Separately, Riverbed announced today the acquisition of two companies, Zeus Technology and Aptimize. Zeus is a privately-owned company based in the United Kingdom. Zeus delivers high performance application delivery control for virtual and cloud environments. Aptimize is a privately-owned company based in New Zealand, and is a leader in web content optimization. Zeus and Aptimize enable asymmetric optimization of applications and web content. Their product offerings are highly complementary to Riverbed’s and will allow Riverbed to be a more strategic vendor to customers.

Conference Call

Riverbed will host a conference call today, July 19, 2011, at 1:30 p.m. Pacific Time (4:30 p.m. Eastern Time) to discuss the acquisitions of Zeus Technology and Aptimize, its second quarter 2011 results and outlook for the third quarter of 2011. The call will be broadcast live over the Internet at www.riverbed.com/investors. A replay of the conference call will also be available via webcast for 12 months.

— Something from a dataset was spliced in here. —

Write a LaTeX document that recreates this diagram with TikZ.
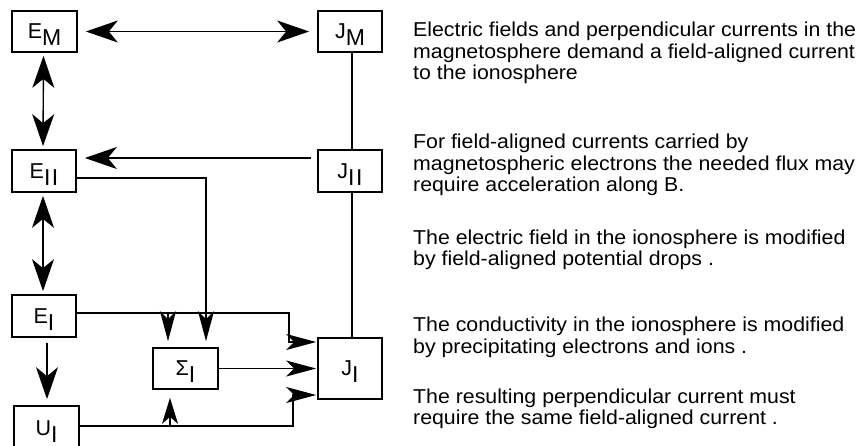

Use of Non-GAAP Financial Information

To supplement our financial results presented in accordance with Generally Accepted Accounting Principles (GAAP), this press release and the accompanying tables and the related earnings conference call contain certain non-GAAP financial measures, including non-GAAP operating profit, non-GAAP operating margin, non-GAAP net income, non-GAAP gross margin and non-GAAP operating margin, that we believe are helpful in understanding our past financial performance and future results. For reconciliations of these non-GAAP financial measures to the most directly comparable GAAP financial measures, please see the section of the accompanying tables titled, “GAAP to Non-GAAP Reconciliations.” Our non-GAAP financial measures are not meant to be considered in isolation or as a substitute for comparable GAAP measures and should be read in conjunction with our consolidated financial statements prepared in accordance with GAAP. Our management regularly uses our supplemental non-GAAP financial measures internally to understand and manage our business and forecast future periods. Our non-GAAP financial measures include adjustments based on the following items, as well as the related income tax effects, adjustments related to our tax valuation allowance and the interim tax cost of the one-time transfer of intellectual property rights between Riverbed legal entities:


Stock-based compensation expenses: We have excluded the effect of stock-based compensation and related payroll tax expenses from our non-GAAP operating expenses and net income measures. Although stock-based compensation is a key incentive offered to our employees, we continue to evaluate our business performance excluding stock-based compensation expenses. Stock-based compensation expenses will recur in future periods.

Amortization of intangible assets: We have excluded the effect of amortization of intangible assets from our non-GAAP net income. Amortization of intangible assets is a non-cash expense, and it is not part of our core operations. Investors should note that the use of intangible assets contributed to revenues earned during the periods presented and will contribute to future period revenues as well.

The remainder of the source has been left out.